WRITTEN PROBLEM.
Retype only what runs from the beginning of the data through the line with "const toPoints = (xs: number[], ys: number[])"; please omit the pictures and keep every line exact.

————

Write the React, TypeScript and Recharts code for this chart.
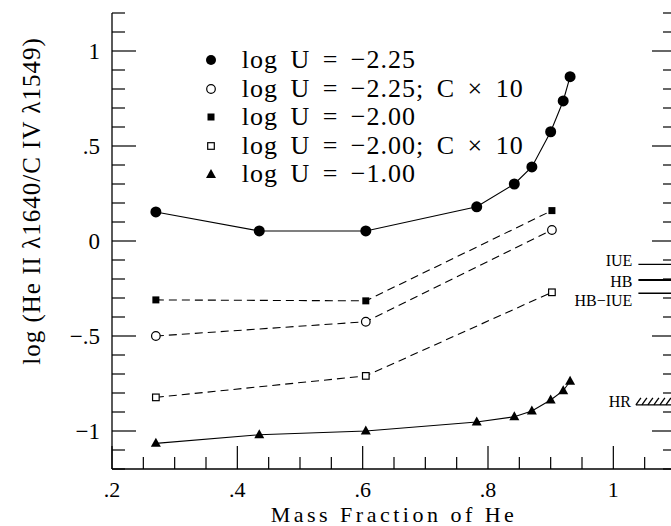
import React from "react";
import {
  LineChart,
  Line,
  XAxis,
  YAxis,
  ReferenceLine,
  ReferenceArea,
  Label,
} from "recharts";

const FONT = "'Liberation Serif', 'DejaVu Serif', serif";

// axis ticks
const X_TICKS = [0.2, 0.25, 0.3, 0.35, 0.4, 0.45, 0.5, 0.55, 0.6, 0.65, 0.7, 0.75, 0.8, 0.85, 0.9, 0.95, 1, 1.05, 1.1];
const X_MAJOR = [0.2, 0.4, 0.6, 0.8, 1];
const X_MAJOR_LABELS = [".2", ".4", ".6", ".8", "1"];
const Y_TICKS = [-1.2, -1.1, -1, -0.9, -0.8, -0.7, -0.6, -0.5, -0.4, -0.3, -0.2, -0.1, 0, 0.1, 0.2, 0.3, 0.4, 0.5, 0.6, 0.7, 0.8, 0.9, 1, 1.1, 1.2];
const Y_MAJOR = [-1, -0.5, 0, 0.5, 1];
const Y_MAJOR_LABELS = ["\u22121", "\u2212.5", "0", ".5", "1"];

// mass fraction of He
const MASS_FULL = [0.27, 0.435, 0.605, 0.782, 0.842, 0.87, 0.9, 0.92, 0.931];
const MASS_SPARSE = [0.27, 0.605, 0.902];

// log (He II / C IV)
const LOGU_225 = [0.153, 0.053, 0.053, 0.18, 0.3, 0.39, 0.575, 0.737, 0.865];
const LOGU_225_C10 = [-0.5, -0.425, 0.058];
const LOGU_200 = [-0.31, -0.315, 0.16];
const LOGU_200_C10 = [-0.823, -0.71, -0.27];
const LOGU_100 = [-1.065, -1.02, -1.0, -0.953, -0.925, -0.895, -0.837, -0.788, -0.738];

// observed values at the right
const OBS_LABELS = ["IUE", "HB", "HB\u2212IUE"];
const OBS_VALUES = [-0.123, -0.205, -0.275];
const OBS_WIDTHS = [1.4, 2, 1.4];
const OBS_DY = [-4, 1, 7];
const HR_RANGE = [-0.863, -0.826];
const OBS_X = [1.04, 1.1];

const LEGEND_LABELS = [
  "log U = \u22122.25",
  "log U = \u22122.25; C \u00d7 10",
  "log U = \u22122.00",
  "log U = \u22122.00; C \u00d7 10",
  "log U = \u22121.00",
];

const X_TITLE = "Mass Fraction of He";
const Y_TITLE = "log (He II \u03bb1640/C IV \u03bb1549)";

const toPoints = (xs: number[], ys: number[]) => xs.map((x, i) => ({ x, y: ys[i] }));

const majorIndex = (v: number, majors: number[]) =>
  majors.findIndex((m) => Math.abs(m - v) < 1e-6);

const BottomTick = (props: any) => {
  const { x, y, payload } = props;
  const i = majorIndex(payload.value, X_MAJOR);
  const len = i >= 0 ? 23 : 12;
  return (
    <g>
      <line x1={x} y1={y} x2={x} y2={y - len} stroke="#000" strokeWidth={1.2} />
      {i >= 0 && (
        <text x={x} y={y + 28} textAnchor="middle" fontSize={22} fontFamily={FONT} fill="#000">
          {X_MAJOR_LABELS[i]}
        </text>
      )}
    </g>
  );
};

const TopTick = (props: any) => {
  const { x, y, payload } = props;
  const len = majorIndex(payload.value, X_MAJOR) >= 0 ? 23 : 12;
  return <line x1={x} y1={y} x2={x} y2={y + len} stroke="#000" strokeWidth={1.2} />;
};

const LeftTick = (props: any) => {
  const { x, y, payload } = props;
  const i = majorIndex(payload.value, Y_MAJOR);
  const len = i >= 0 ? 24 : 13;
  return (
    <g>
      <line x1={x} y1={y} x2={x + len} y2={y} stroke="#000" strokeWidth={1.2} />
      {i >= 0 && (
        <text x={x - 12} y={y + 8} textAnchor="end" fontSize={23} fontFamily={FONT} fill="#000">
          {Y_MAJOR_LABELS[i]}
        </text>
      )}
    </g>
  );
};

const RightTick = (props: any) => {
  const { x, y, payload } = props;
  const len = majorIndex(payload.value, Y_MAJOR) >= 0 ? 24 : 13;
  return <line x1={x} y1={y} x2={x - len} y2={y} stroke="#000" strokeWidth={1.2} />;
};

const filledCircle = (p: any) => <circle key={p.index} cx={p.cx} cy={p.cy} r={5.5} fill="#000" />;
const openCircle = (p: any) => (
  <circle key={p.index} cx={p.cx} cy={p.cy} r={4.3} fill="#fff" stroke="#000" strokeWidth={1.2} />
);
const filledSquare = (p: any) => (
  <rect key={p.index} x={p.cx - 3.5} y={p.cy - 3.5} width={7} height={7} fill="#000" />
);
const openSquare = (p: any) => (
  <rect key={p.index} x={p.cx - 3.3} y={p.cy - 3.3} width={6.6} height={6.6} fill="#fff" stroke="#000" strokeWidth={1.2} />
);
const triangle = (p: any) => (
  <polygon
    key={p.index}
    points={`${p.cx},${p.cy - 5.5} ${p.cx - 5},${p.cy + 3.5} ${p.cx + 5},${p.cy + 3.5}`}
    fill="#000"
  />
);

const HatchShape = (props: any) => {
  const { x, y, width, height } = props;
  const lines = [];
  for (let i = 0; i + 4 < width + 6; i += 6) {
    lines.push(
      <line key={i} x1={x + i} y1={y + height} x2={x + i + 5} y2={y} stroke="#000" strokeWidth={1.3} />
    );
  }
  return (
    <g>
      {lines}
      <line x1={x} y1={y + height} x2={x + width} y2={y + height} stroke="#000" strokeWidth={1.3} />
    </g>
  );
};

const legendMarker = (i: number) => {
  switch (i) {
    case 0:
      return <circle cx={10} cy={10} r={5} fill="#000" />;
    case 1:
      return <circle cx={10} cy={10} r={4.3} fill="#fff" stroke="#000" strokeWidth={1.2} />;
    case 2:
      return <rect x={6.5} y={6.5} width={7} height={7} fill="#000" />;
    case 3:
      return <rect x={6.7} y={6.7} width={6.6} height={6.6} fill="#fff" stroke="#000" strokeWidth={1.2} />;
    default:
      return <polygon points="10,5 5,14 15,14" fill="#000" />;
  }
};

const App = () => {
  const textStyle = { fontFamily: FONT, fill: "#000" };
  return (
    <div style={{ position: "relative", width: 671, height: 526, overflow: "hidden", background: "#fff" }}>
      <style>{"body{margin:0;overflow:hidden}"}</style>
      <LineChart width={720} height={526} margin={{ top: 13, right: 0, bottom: 0, left: 0 }}>
        <XAxis
          dataKey="x"
          type="number"
          domain={[0.2, 1.1]}
          ticks={X_TICKS}
          interval={0}
          height={57}
          tickSize={0}
          tickMargin={0}
          tick={<BottomTick />}
          axisLine={{ stroke: "#000", strokeWidth: 1.3 }}
          allowDataOverflow
        >
          <Label
            content={(p: any) => (
              <text
                x={p.viewBox.x + p.viewBox.width / 2}
                y={p.viewBox.y + 52.5}
                textAnchor="middle"
                fontSize={22}
                letterSpacing={3.5}
                {...textStyle}
              >
                {X_TITLE}
              </text>
            )}
          />
        </XAxis>
        <XAxis
          xAxisId="top"
          orientation="top"
          type="number"
          domain={[0.2, 1.1]}
          ticks={X_TICKS}
          interval={0}
          height={0}
          tickSize={0}
          tickMargin={0}
          tick={<TopTick />}
          axisLine={{ stroke: "#000", strokeWidth: 1.3 }}
          allowDataOverflow
        />
        <YAxis
          type="number"
          domain={[-1.2, 1.2]}
          ticks={Y_TICKS}
          interval={0}
          width={112}
          tickSize={0}
          tickMargin={0}
          tick={<LeftTick />}
          axisLine={{ stroke: "#000", strokeWidth: 1.3 }}
          allowDataOverflow
        >
          <Label
            content={(p: any) => {
              const cx = p.viewBox.x + 31;
              const cy = p.viewBox.y + p.viewBox.height / 2 - 40;
              return (
                <text
                  x={cx}
                  y={cy}
                  transform={`rotate(-90 ${cx} ${cy})`}
                  textAnchor="middle"
                  dominantBaseline="central"
                  fontSize={25}
                  letterSpacing={1}
                  {...textStyle}
                >
                  {Y_TITLE}
                </text>
              );
            }}
          />
        </YAxis>
        <YAxis
          yAxisId="right"
          orientation="right"
          type="number"
          domain={[-1.2, 1.2]}
          ticks={Y_TICKS}
          interval={0}
          width={44}
          tickSize={0}
          tickMargin={0}
          tick={<RightTick />}
          axisLine={{ stroke: "#000", strokeWidth: 1.3 }}
          allowDataOverflow
        />

        {OBS_LABELS.map((lab, i) => (
          <ReferenceLine
            key={lab}
            segment={[
              { x: OBS_X[0], y: OBS_VALUES[i] },
              { x: OBS_X[1], y: OBS_VALUES[i] },
            ]}
            stroke="#000"
            strokeWidth={OBS_WIDTHS[i]}
            label={{
              value: lab,
              position: "left",
              offset: 6,
              dy: OBS_DY[i],
              fontSize: 16,
              fontFamily: FONT,
              fill: "#000",
            }}
          />
        ))}
        <ReferenceArea
          x1={OBS_X[0] - 0.004}
          x2={OBS_X[1]}
          y1={HR_RANGE[0]}
          y2={HR_RANGE[1]}
          shape={<HatchShape />}
          label={{ value: "HR", position: "left", offset: 5, fontSize: 16, fontFamily: FONT, fill: "#000" }}
        />

        <Line
          data={toPoints(MASS_FULL, LOGU_225)}
          dataKey="y"
          type="linear"
          stroke="#000"
          strokeWidth={1.1}
          dot={filledCircle}
          isAnimationActive={false}
        />
        <Line
          data={toPoints(MASS_SPARSE, LOGU_225_C10)}
          dataKey="y"
          type="linear"
          stroke="#000"
          strokeWidth={1.1}
          strokeDasharray="8 5"
          dot={openCircle}
          isAnimationActive={false}
        />
        <Line
          data={toPoints(MASS_SPARSE, LOGU_200)}
          dataKey="y"
          type="linear"
          stroke="#000"
          strokeWidth={1.1}
          strokeDasharray="8 5"
          dot={filledSquare}
          isAnimationActive={false}
        />
        <Line
          data={toPoints(MASS_SPARSE, LOGU_200_C10)}
          dataKey="y"
          type="linear"
          stroke="#000"
          strokeWidth={1.1}
          strokeDasharray="8 5"
          dot={openSquare}
          isAnimationActive={false}
        />
        <Line
          data={toPoints(MASS_FULL, LOGU_100)}
          dataKey="y"
          type="linear"
          stroke="#000"
          strokeWidth={1.1}
          dot={triangle}
          isAnimationActive={false}
        />
      </LineChart>

      <div style={{ position: "absolute", left: 200.7, top: 45.75, fontFamily: FONT, fontSize: 26 }}>
        {LEGEND_LABELS.map((lab, i) => (
          <div key={lab} style={{ display: "flex", alignItems: "center", height: 28.5, whiteSpace: "pre" }}>
            <svg width={20} height={20} style={{ flex: "none" }}>
              {legendMarker(i)}
            </svg>
            <span style={{ marginLeft: 21, wordSpacing: 5, letterSpacing: 1 }}>{lab}</span>
          </div>
        ))}
      </div>
    </div>
  );
};

export default App;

————

RIGHT ANSWER.
Write the React, TypeScript and Recharts code for this chart.
import React from "react";
import {
  LineChart,
  Line,
  XAxis,
  YAxis,
  ReferenceLine,
  ReferenceArea,
  Label,
} from "recharts";

const FONT = "'Liberation Serif', 'DejaVu Serif', serif";

// axis ticks
const X_TICKS = [0.2, 0.25, 0.3, 0.35, 0.4, 0.45, 0.5, 0.55, 0.6, 0.65, 0.7, 0.75, 0.8, 0.85, 0.9, 0.95, 1, 1.05, 1.1];
const X_MAJOR = [0.2, 0.4, 0.6, 0.8, 1];
const X_MAJOR_LABELS = [".2", ".4", ".6", ".8", "1"];
const Y_TICKS = [-1.2, -1.1, -1, -0.9, -0.8, -0.7, -0.6, -0.5, -0.4, -0.3, -0.2, -0.1, 0, 0.1, 0.2, 0.3, 0.4, 0.5, 0.6, 0.7, 0.8, 0.9, 1, 1.1, 1.2];
const Y_MAJOR = [-1, -0.5, 0, 0.5, 1];
const Y_MAJOR_LABELS = ["\u22121", "\u2212.5", "0", ".5", "1"];

// mass fraction of He
const MASS_FULL = [0.27, 0.435, 0.605, 0.782, 0.842, 0.87, 0.9, 0.92, 0.931];
const MASS_SPARSE = [0.27, 0.605, 0.902];

// log (He II / C IV)
const LOGU_225 = [0.153, 0.053, 0.053, 0.18, 0.3, 0.39, 0.575, 0.737, 0.865];
const LOGU_225_C10 = [-0.5, -0.425, 0.058];
const LOGU_200 = [-0.31, -0.315, 0.16];
const LOGU_200_C10 = [-0.823, -0.71, -0.27];
const LOGU_100 = [-1.065, -1.02, -1.0, -0.953, -0.925, -0.895, -0.837, -0.788, -0.738];

// observed values at the right
const OBS_LABELS = ["IUE", "HB", "HB\u2212IUE"];
const OBS_VALUES = [-0.123, -0.205, -0.275];
const OBS_WIDTHS = [1.4, 2, 1.4];
const OBS_DY = [-4, 1, 7];
const HR_RANGE = [-0.863, -0.826];
const OBS_X = [1.04, 1.1];

const LEGEND_LABELS = [
  "log U = \u22122.25",
  "log U = \u22122.25; C \u00d7 10",
  "log U = \u22122.00",
  "log U = \u22122.00; C \u00d7 10",
  "log U = \u22121.00",
];

const X_TITLE = "Mass Fraction of He";
const Y_TITLE = "log (He II \u03bb1640/C IV \u03bb1549)";

const toPoints = (xs: number[], ys: number[]) => xs.map((x, i) => ({ x, y: ys[i] }));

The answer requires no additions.